Melanie Jame Wolf

Berlin and Melbourne

2019

OH YEAH TONIGHT

(production still) 2019
multi-channel video, 4K, colour, sound
Image courtesy and © the artist
Photograph: Melanie Jame Wolf and Bryan Schall

Displayed 2019 at Carriageworks

Portrait of Melanie Jame Wolf

Melanie Jame Wolf

Born 1975, Launceston, Tasmania. Lives and works Berlin and Melbourne

Melanie Jame Wolf makes work about economies. Sometimes solo, sometimes with friends. Always exploring systems of value and exchange, particularly as they occur in the murky field of immaterial capital – the social, the cultural, the affective. She investigates these flows as they are produced through ideas of ghosts, gender, pop, myth, morality, sensuality, class. Her practice is based in text, choreography, video and performance. She is primarily interested in ideas and questions of persona and their staging, and in how senses of liveness work for and through the lens when video is approached as an expanded choreographic practice.

Artist text

by Kelly Fliedner

Oh yeah tonight. Oh in revelation; oh, a gasp of pain; oh to discovery, interjection, realisation; oh, alarm. Oh, dismay. Oh! Independent, strong, definitive. Oh baby, oh- so, oh boy in quiet proclitic forward motion. Oh yeah? Yeah. A vernacular drawling yes. A plain affirmation. A simple pleasure. A blatant gesture. Repeat, repurpose, recomposition. Yeah right. Oh, yeah. Words and tones stretch to fill space and give rhythm. But what of tonight? Yes, tonight for anticipation, for play, for promise. Tonight for redemption, for transformation. Tonight, for imminence, for desire. Tonight for ancient kairos – the right, the critical, the opportune – the magic moment.

From the lexicon of popular music, OH YEAH TONIGHT (2019) presents its audience with these three little lyrics. Over and over, Melanie Jame Wolf sounds them out through intricately crafted performance. Both playful and serious, OH YEAH TONIGHT upsets, displaces and manoeuvres. Beginning with pop’s trope of repetition, tones and sounds intertwine in continuous rotation and push beyond into abstraction. They seek out a limit or moment of fatigue and create something dark, something sinister. Oh yeah tonight.

Rhapsodised through shifting personas, Wolf evokes questions of subjectivity and moves in queer liminality. The repeated theatrical interruption and reprise uncover what is at stake in the naming and stimulative practice of pop music’s always shifting, always heterogeneous audience. Simple and ambiguous, the words oh yeah tonight reveal how pop gestures towards popularly shared themes and claims private moments; how it evokes commonalities and flattens difference; how pop interprets an ‘ordinary public’ then attempts to speak to it and for it.

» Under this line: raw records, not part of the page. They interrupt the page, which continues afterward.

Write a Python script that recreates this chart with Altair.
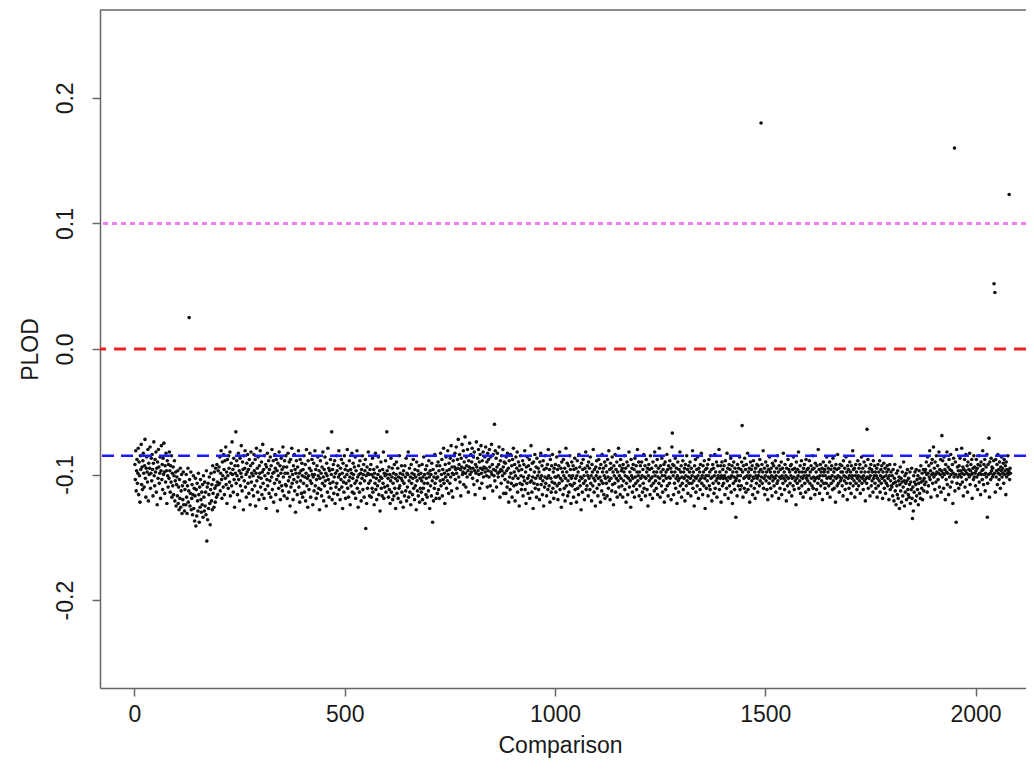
import altair as alt
import pandas as pd

# PLOD of the bulk of comparisons, in thousandths (value = -mag/1000), comparison = position 1..N
plod_mag = [
92,104,81,113,97,88,107,99,79,116,90,101,122,85,96,76,108,94,112,89,83,99,110,93,72,103,118,95,86,98,106,80,121,91,100,95,78,111,99,87,
105,84,96,117,91,74,101,109,88,98,82,114,95,124,90,103,80,94,107,99,86,119,97,77,104,92,112,87,100,75,98,115,93,106,83,97,123,89,101,110,
92,103,82,97,114,93,106,85,118,99,109,94,116,101,89,121,105,98,125,108,102,117,97,123,110,128,104,119,95,126,113,100,131,109,120,98,124,106,129,112,
106,124,100,118,131,109,95,122,113,134,104,125,115,98,128,119,108,132,116,101,127,111,137,117,103,123,112,133,107,121,129,99,116,138,110,126,104,120,130,114,
124,108,134,101,118,129,106,125,114,132,97,120,110,136,107,127,116,102,123,131,112,99,121,108,128,93,115,104,126,98,111,122,95,109,118,92,106,116,97,108,
94,107,86,113,99,81,104,119,90,101,110,84,96,116,89,103,78,108,98,123,88,101,111,85,95,106,82,117,99,91,109,74,100,96,114,87,104,126,93,99,
80,107,89,101,116,93,83,104,97,121,87,109,99,77,102,113,90,96,128,85,105,95,81,110,100,118,91,98,84,107,96,115,88,102,124,93,82,106,99,112,
91,101,117,84,97,109,88,125,99,79,105,95,114,86,102,120,93,99,81,110,103,90,116,98,76,107,96,119,85,101,112,92,127,94,104,83,109,99,89,115,
96,105,86,118,93,102,80,112,99,89,122,98,107,84,95,116,88,104,97,129,91,101,111,82,106,93,120,99,87,109,96,113,78,102,94,117,89,99,108,85,
109,94,119,99,83,105,114,90,102,125,88,110,97,79,107,100,120,93,104,84,113,96,130,99,89,106,116,94,102,81,110,99,122,88,105,97,115,91,101,118,
96,107,85,114,102,92,121,99,80,109,103,126,89,101,112,95,83,105,118,97,107,88,100,124,102,91,113,100,81,109,96,119,104,93,115,86,101,111,97,128,
103,89,112,99,117,94,107,82,102,121,96,109,86,105,99,125,91,101,114,79,104,95,118,97,107,88,111,100,83,120,96,106,92,115,102,89,123,99,110,85,
107,97,116,93,102,81,112,100,120,95,104,88,110,99,127,91,106,114,85,102,96,119,107,93,100,80,111,97,118,105,89,102,124,96,109,99,83,114,103,91,
100,115,94,107,86,119,97,105,81,111,102,126,93,100,114,89,107,99,121,96,103,85,112,100,92,118,105,97,88,109,101,123,94,111,99,82,107,100,117,96,
105,92,118,100,111,87,114,102,96,124,99,107,83,112,103,120,94,109,100,86,116,105,97,129,102,90,111,103,117,96,107,82,119,99,110,101,89,114,100,122,
97,109,103,118,94,112,100,123,105,87,114,102,95,120,107,99,117,92,111,103,127,100,90,115,105,95,119,102,111,85,109,99,122,103,93,114,105,100,126,97,
107,117,93,102,113,87,121,99,110,100,82,118,105,95,114,102,124,92,107,99,116,103,88,111,100,120,96,109,102,128,90,105,113,97,117,100,93,122,103,111,
99,114,105,92,120,102,111,86,107,100,123,96,116,103,93,118,107,99,113,89,102,127,97,109,100,117,91,105,114,96,121,102,111,84,107,99,119,103,93,115,
102,90,112,97,119,93,105,83,109,100,88,117,96,104,79,107,99,123,92,102,86,111,97,105,81,100,115,91,96,107,87,102,77,113,94,99,118,89,100,85,
94,83,104,96,78,99,111,88,95,72,102,92,84,106,96,117,87,94,76,100,98,81,108,90,95,70,99,110,86,93,102,80,97,114,89,94,75,100,95,84,
98,90,79,103,95,86,108,82,97,116,92,99,74,94,105,87,97,80,100,90,111,84,95,77,99,107,89,96,82,102,94,119,86,98,78,95,101,90,110,83,
97,88,102,80,94,109,86,98,76,100,92,113,84,96,101,90,105,81,97,87,110,94,83,99,102,92,78,98,118,89,96,107,85,97,101,80,94,115,90,99,
104,91,115,86,97,110,83,106,95,122,89,102,112,84,99,107,93,118,88,103,79,109,98,92,121,101,86,108,95,82,114,103,90,97,125,93,107,85,101,112,
96,108,89,117,102,92,105,81,112,98,123,94,107,86,103,115,93,101,88,119,106,96,77,105,114,91,102,127,90,107,98,84,111,103,94,118,87,108,101,95,
112,98,120,90,103,83,108,101,93,116,105,89,125,96,110,102,85,107,95,117,103,92,112,80,101,109,96,122,88,103,114,93,106,84,111,98,119,95,107,102,
92,114,102,86,109,96,120,101,93,107,82,112,103,95,126,90,105,98,116,88,101,111,95,121,103,79,109,98,91,117,105,93,114,101,85,108,96,123,103,90,
109,101,93,118,96,107,87,112,103,95,122,101,89,111,98,116,84,105,94,109,102,128,91,103,114,96,88,107,101,120,95,105,82,112,98,109,93,101,117,90,
103,95,112,86,107,101,121,92,98,109,80,103,114,96,105,125,94,101,89,111,98,117,103,88,108,95,102,122,92,105,113,84,98,107,95,116,101,90,119,103,
93,107,98,117,88,102,111,81,105,96,120,91,103,95,113,86,108,98,124,93,101,107,84,114,96,103,90,118,98,105,79,110,101,93,116,88,103,97,109,95,
118,92,105,98,85,112,101,95,122,107,90,102,116,93,103,82,110,98,105,126,88,101,95,114,103,92,109,96,118,87,102,107,93,112,98,80,105,101,90,117,
98,109,93,103,120,90,101,114,96,107,84,111,102,93,117,103,88,98,112,95,125,101,92,105,96,116,85,103,109,95,102,119,90,107,98,113,82,101,105,93,
111,98,88,116,102,95,107,79,103,118,93,98,109,87,101,114,96,105,92,122,101,90,112,98,103,84,109,96,117,93,102,107,89,103,95,120,98,78,105,92,
101,116,93,107,98,87,111,103,95,123,101,90,105,114,96,103,82,109,98,93,118,102,107,89,112,98,103,95,121,92,101,109,85,105,96,115,102,93,107,98,
90,103,117,95,107,101,81,111,98,105,125,93,102,88,114,103,96,109,86,101,119,95,105,98,112,92,103,83,107,101,116,93,98,109,89,103,127,96,101,111,
95,105,92,117,101,88,109,98,112,85,103,96,121,102,92,107,95,115,101,84,111,98,105,90,118,103,93,101,107,80,112,98,103,93,122,101,90,109,96,103,
107,93,101,116,89,103,98,111,83,105,95,119,102,92,109,96,103,87,114,101,93,123,98,107,90,102,112,95,105,82,103,98,117,92,101,109,95,105,86,112,
101,96,109,90,105,98,118,93,103,111,87,102,96,114,92,107,101,83,112,98,103,95,122,101,90,109,96,105,93,116,102,89,103,111,98,119,95,101,107,92,
103,114,93,101,98,109,88,105,96,118,102,92,107,98,81,111,103,95,116,101,90,105,98,112,93,120,102,96,107,86,103,98,111,95,101,117,91,105,102,93,
109,98,103,89,114,101,95,107,85,105,98,119,93,102,111,96,103,90,116,101,95,107,83,103,98,112,92,105,101,121,95,102,109,88,103,96,114,98,107,93,
101,92,117,103,96,109,86,102,112,95,105,98,124,90,103,107,96,101,82,111,98,105,93,115,102,89,109,98,103,118,95,101,92,107,98,114,88,103,101,96,
105,95,112,101,89,107,98,119,93,103,109,96,85,111,102,95,105,116,91,103,98,112,93,102,107,80,103,96,115,101,92,109,98,105,95,120,101,90,107,98,
96,111,101,93,107,86,103,115,98,95,109,102,90,118,103,96,107,93,101,112,87,105,98,111,95,102,122,92,103,96,109,84,101,107,95,114,102,92,105,98,
103,93,109,98,117,89,101,105,95,112,102,86,107,98,120,93,103,96,111,101,90,107,98,115,93,103,101,81,109,96,105,95,118,101,92,107,98,112,103,89,
101,109,95,105,92,115,102,98,86,107,103,95,112,101,90,105,98,121,93,103,107,96,102,88,111,98,103,95,117,101,92,109,96,105,98,114,89,103,101,93,
107,98,111,101,95,118,103,92,109,98,105,89,114,101,96,107,93,103,119,98,102,91,111,105,95,115,101,107,98,93,109,103,96,120,101,92,112,105,98,109,
110,101,117,96,107,121,103,92,113,106,124,99,109,116,97,119,105,102,127,108,94,113,103,122,106,98,117,110,90,105,125,101,114,107,99,120,105,96,112,116,
103,118,108,98,123,106,112,95,119,105,110,129,101,114,106,98,121,108,96,117,104,112,101,124,107,97,115,103,119,93,106,111,99,120,105,96,113,103,108,98,
96,106,90,100,114,86,99,109,93,102,81,104,97,118,91,100,88,107,99,78,102,95,112,90,100,106,85,98,117,93,104,99,82,110,96,100,88,114,97,92,
102,89,99,111,86,100,96,120,92,104,98,82,108,99,94,116,88,102,96,110,84,100,97,106,92,123,99,87,102,96,113,90,100,99,80,107,94,102,97,111,
93,100,87,108,97,102,79,99,106,94,117,96,100,88,110,97,84,104,99,93,114,90,100,96,102,83,108,97,92,100,88,119,99,95,104,85,102,94,99,109,
97,88,102,95,112,92,100,85,106,99,93,116,90,100,97,104,81,96,108,92,100,88,113,99,94,102,84,97,107,92,100,95,118,90,99,104,87,97,94,102,
95,100,89,106,99,93,114,88,102,97,92,108,84,99,96,104,90,100,111,94,97,86,102,95,99,91,107,88,100,97,93,116,90,102,96,99,85,100,97,92,
104,95,99,
]

# Comparisons that stand apart from the cloud (comparison number, PLOD)
extreme_idx = [130, 146, 172, 180, 241, 469, 550, 600, 709, 856, 1279, 1430,
               1445, 1490, 1742, 1850, 1920, 1950, 1954, 2028, 2032, 2044, 2046, 2080]
extreme_val = [0.025, -0.141, -0.153, -0.140, -0.066, -0.066, -0.143, -0.066,
               -0.138, -0.060, -0.067, -0.134, -0.061, 0.180, -0.064, -0.135,
               -0.069, 0.160, -0.138, -0.134, -0.071, 0.052, 0.045, 0.123]

# Horizontal reference lines
ref_pink = [0.1]
ref_red = [0.0]
ref_blue = [-0.085]

x_ticks = [0, 500, 1000, 1500, 2000]
y_ticks = [-0.2, -0.1, 0.0, 0.1, 0.2]

values = {i + 1: -m / 1000.0 for i, m in enumerate(plod_mag)}
for i, v in zip(extreme_idx, extreme_val):
    values[i] = v
df = pd.DataFrame({"Comparison": list(values.keys()), "PLOD": list(values.values())})

FONT = "Liberation Sans"
AX = "#666666"
TXT = "#1a1a1a"
FS = 23

xscale = alt.Scale(domain=[-82, 2120], nice=False, zero=False)
yscale = alt.Scale(domain=[-0.27, 0.27], nice=False, zero=False)

xaxis = alt.Axis(
    values=x_ticks, format="d", title="Comparison", grid=False,
    labelFont=FONT, labelFontSize=FS, labelColor=TXT, labelPadding=7,
    tickSize=8, tickColor=AX, tickWidth=1.5,
    domainColor=AX, domainWidth=1.5,
    titleFont=FONT, titleFontSize=FS, titleFontWeight="normal", titleColor=TXT,
    titleX=460, titleY=57, titleBaseline="middle", titleAlign="center",
)
yaxis = alt.Axis(
    values=y_ticks, title="PLOD", grid=False,
    labelExpr="replace(format(datum.value, '.1f'), '\u2212', '-')",
    labelFont=FONT, labelFontSize=FS, labelColor=TXT,
    labelAngle=-90, labelAlign="center", labelBaseline="middle", labelPadding=27,
    tickSize=8, tickColor=AX, tickWidth=1.5,
    domainColor=AX, domainWidth=1.5,
    titleFont=FONT, titleFontSize=FS, titleFontWeight="normal", titleColor=TXT,
    titleAngle=-90, titleX=-70, titleY=339, titleBaseline="middle", titleAlign="center",
)

pts = alt.Chart(df).mark_circle(size=13, color="#111111", opacity=1).encode(
    x=alt.X("Comparison:Q", scale=xscale, axis=xaxis),
    y=alt.Y("PLOD:Q", scale=yscale, axis=yaxis),
)

top_border = alt.Chart(pd.DataFrame({"y": [0.27]})).mark_rule(
    color=AX, strokeWidth=1.5
).encode(y=alt.Y("y:Q", scale=yscale))

pink = alt.Chart(pd.DataFrame({"y": ref_pink})).mark_rule(
    color="#f07ef0", strokeWidth=3, strokeDash=[5, 4]
).encode(y=alt.Y("y:Q", scale=yscale))

red = alt.Chart(pd.DataFrame({"y": ref_red})).mark_rule(
    color="#f02020", strokeWidth=3, strokeDash=[12, 8]
).encode(y=alt.Y("y:Q", scale=yscale))

blue = alt.Chart(pd.DataFrame({"y": ref_blue})).mark_rule(
    color="#1a1aff", strokeWidth=2.5, strokeDash=[12, 7]
).encode(y=alt.Y("y:Q", scale=yscale))

chart = alt.layer(pts, top_border, pink, red, blue).properties(
    width=926, height=678,
    padding={"left": 92, "top": 2, "right": 0, "bottom": 70},
    autosize=alt.AutoSizeParams(type="none"),
    background="white",
).configure_view(stroke=None)

chart.save("out.html", embed_options={"renderer": "svg", "actions": False})
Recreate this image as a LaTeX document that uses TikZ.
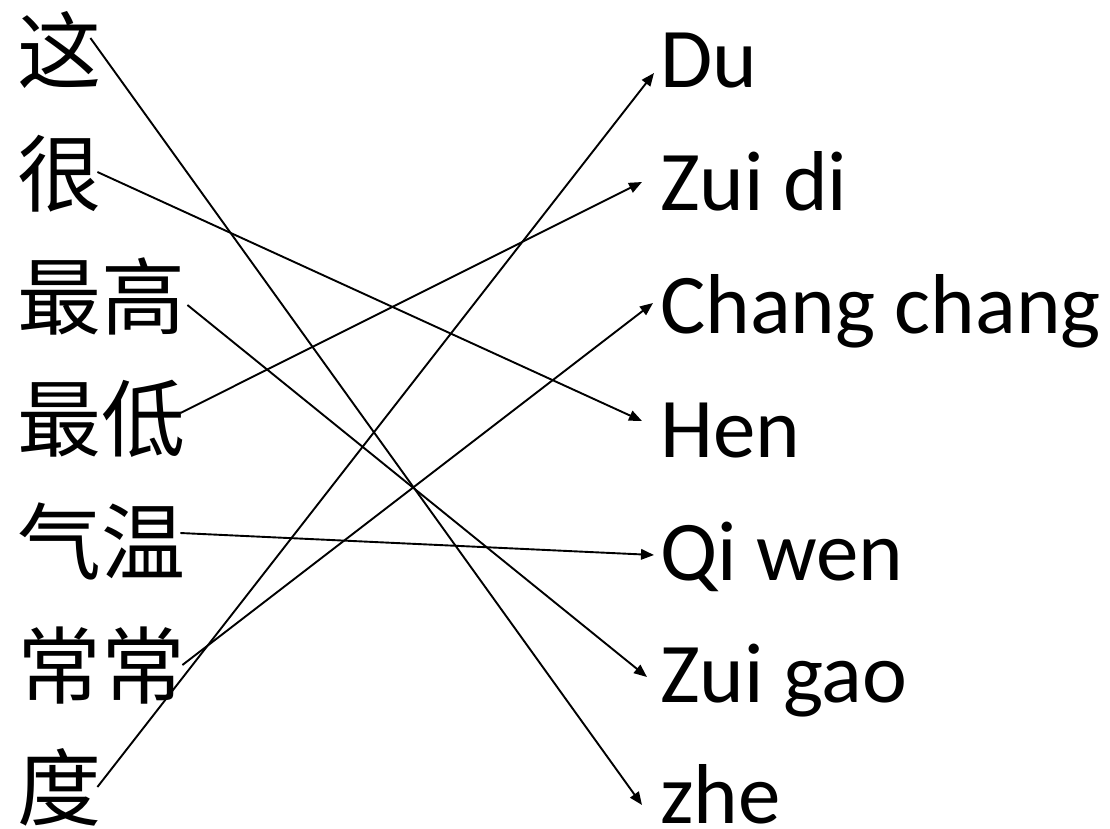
\documentclass[tikz,border=0pt]{standalone}
\usepackage{fontspec}
\setmainfont{Carlito}
\newfontfamily\cjk{Noto Sans CJK SC}
\usetikzlibrary{arrows.meta}
\begin{document}
\begin{tikzpicture}[x=1pt,y=-1pt,
  zh/.style={anchor=base west,inner sep=0pt,font=\cjk\fontsize{84}{100}\selectfont},
  py/.style={anchor=base west,inner sep=0pt,font=\fontsize{85}{100}\selectfont},
  link/.style={line width=1.9pt,-{Triangle[length=13pt,width=10.5pt]}}]
\useasboundingbox (0,0) rectangle (1110,828);
% left column
\node[zh] (l1) at (17,82) {这};
\node[zh] (l2) at (17,205) {很};
\node[zh] (l3) at (17,328) {最高};
\node[zh] (l4) at (17,450) {最低};
\node[zh] (l5) at (17,573) {气温};
\node[zh] (l6) at (17,697) {常常};
\node[zh] (l7) at (17,819) {度};
% right column
\node[py] (r1) at (660,87) {Du};
\node[py] (r2) at (660,210) {Zui di};
\node[py] (r3) at (660,333) {Chang chang};
\node[py] (r4) at (660,457) {Hen};
\node[py] (r5) at (660,580) {Qi wen};
\node[py] (r6) at (660,702) {Zui gao};
\node[py] (r7) at (660,823) {zhe};
% connectors
\draw[link] ([shift={(-11,-44)}]l1.base east) -- ([shift={(-18,-18)}]r7.base west);
\draw[link] ([shift={(-4,-33)}]l2.base east) -- ([shift={(-18,-36)}]r4.base west);
\draw[link] ([shift={(2,-23)}]l3.base east) -- ([shift={(-13,-25)}]r6.base west);
\draw[link] ([shift={(-5,-37)}]l4.base east) -- ([shift={(-18,-28)}]r2.base west);
\draw[link] ([shift={(-5,-40)}]l5.base east) -- ([shift={(-6,-25)}]r5.base west);
\draw[link] ([shift={(-3,-32)}]l6.base east) -- ([shift={(-7,-30)}]r3.base west);
\draw[link] ([shift={(-4,-32)}]l7.base east) -- ([shift={(-6,-14)}]r1.base west);
\end{tikzpicture}
\end{document}
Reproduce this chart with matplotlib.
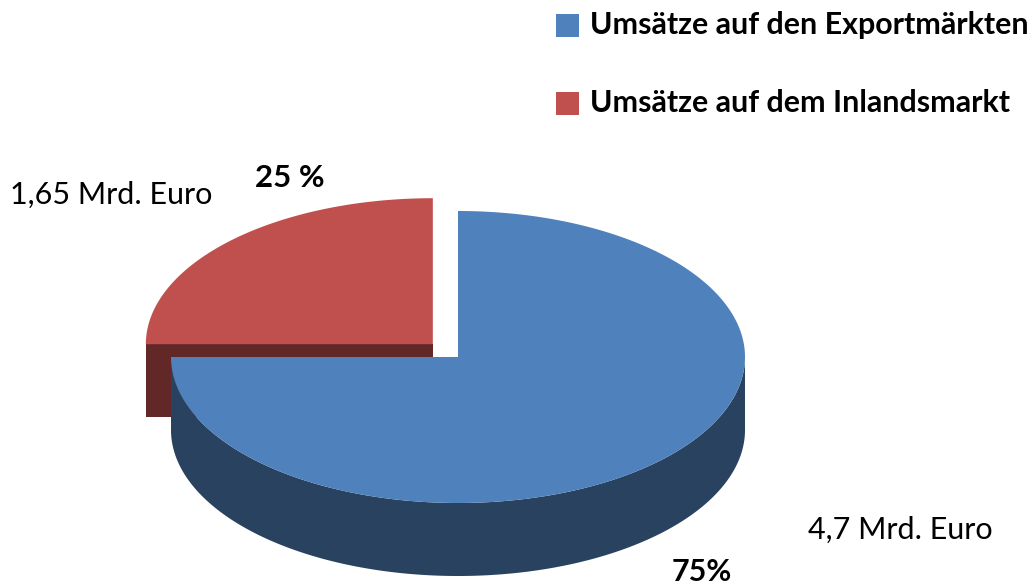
import numpy as np
import matplotlib
matplotlib.use("Agg")
import matplotlib.pyplot as plt
from matplotlib.patches import Polygon, Rectangle

categories = ["Umsätze auf den Exportmärkten", "Umsätze auf dem Inlandsmarkt"]
percents = [75, 25]
amounts = ["4,7 Mrd. Euro", "1,65 Mrd. Euro"]
pct_labels = ["75%", "25 %"]
explode = [0.0, 0.124]

top_colors = ["#4f81bd", "#c0504d"]
side_colors = ["#294260", "#622828"]

W, H = 1034, 586
fig = plt.figure(figsize=(W / 100, H / 100), dpi=100)
ax = fig.add_axes([0, 0, 1, 1])
ax.set_xlim(0, W)
ax.set_ylim(H, 0)
ax.axis("off")

FONT = "Lato"
cx, cy = 458, 357
rx, ry = 287, 146
depth = 73


def pt(c, t):
    return c[0] + rx * np.cos(np.radians(t)), c[1] - ry * np.sin(np.radians(t))


# slice angles: start at 90 deg, clockwise
total = float(sum(percents))
slices = []
start = 90.0
for i, p in enumerate(percents):
    sweep = 360.0 * p / total
    e = start
    s = start - sweep
    slices.append((s, e))
    start = s

order = sorted(range(len(slices)), key=lambda i: -explode[i])  # exploded (back) first
for i in order:
    s, e = slices[i]
    mid = np.radians((s + e) / 2)
    c = (cx + explode[i] * rx * np.cos(mid), cy - explode[i] * ry * np.sin(mid))
    # radial cut faces
    for a, nrm in ((s, s - 90), (e, e + 90)):
        if np.sin(np.radians(nrm)) < -1e-6:
            p = pt(c, a)
            poly = [c, p, (p[0], p[1] + depth), (c[0], c[1] + depth)]
            ax.add_patch(Polygon(poly, closed=True, fc=side_colors[i], ec="none"))
    # outer side (front part: angles 180..360 mod 360)
    ts = np.linspace(s, e, 400)
    mask = np.sin(np.radians(ts)) <= 0
    if mask.sum() > 1:
        tv = ts[mask]
        upper = [pt(c, t) for t in tv]
        lower = [(x, y + depth) for x, y in upper[::-1]]
        ax.add_patch(Polygon(upper + lower, closed=True, fc=side_colors[i], ec="none"))
    # top face
    topv = [c] + [pt(c, t) for t in ts]
    ax.add_patch(Polygon(topv, closed=True, fc=top_colors[i], ec="none"))

# labels
ax.text(10, 195, amounts[1], fontsize=22, family=FONT, ha="left", va="center", color="black")
ax.text(255, 178, pct_labels[1], fontsize=22.5, family=FONT, weight="bold", ha="left", va="center")
ax.text(808, 530, amounts[0], fontsize=22, family=FONT, ha="left", va="center", color="black")
ax.text(672, 572, pct_labels[0], fontsize=22, family=FONT, weight="bold", ha="left", va="center")

# legend
for k, (yc, col) in enumerate(zip([25, 103], top_colors)):
    ax.add_patch(Rectangle((556, yc - 11.5), 23, 23, fc=col, ec="none"))
    ax.text(590, yc, categories[k], fontsize=21.9, family=FONT, weight="bold", ha="left", va="center")

fig.savefig("out.png", dpi=100)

Oh yeah tonight.

But OH YEAH TONIGHT re-centres alterity by manipulating the dramaturgical template of pop. Approaching the edit as a choreographic practice, and persona as a becoming rather than a construction, Wolf engages with the viewer through the lens, seeking a sense of liveness. OH YEAH TONIGHT creates feminist listening and performative narratives that reinscribe work from the pop idiom. Through persona, Wolf simultaneously re-creates the imaginaries of the pop music market built around the fantasy of self-authorisation, of self-naming, of self-writing, while acknowledging the collective project of pop music’s language. It centres the individual and the voice of the artist while dispersing and breaking them down for the inhabitation of many. Oh yeah tonight.

OH YEAH TONIGHT is a work that thinks beyond the binaries of self versus collective and explores possibilities that are not completely recuperated in the dominant formation of popular culture. Using the frame of pop music and interrogating the popular as an object of analysis, Wolf examines how these three words, oh yeah tonight, create economies of desire in earnest; how they create an engine of contemporary myth-making; how they imprint on our bodies and install themselves amid our memories; how they craft our ambitions; how they both express and subvert normative culture; how they generate a space to rehearse possibilities and subjectivities. Oh yeah tonight, to wait for, to live for, to be tonight.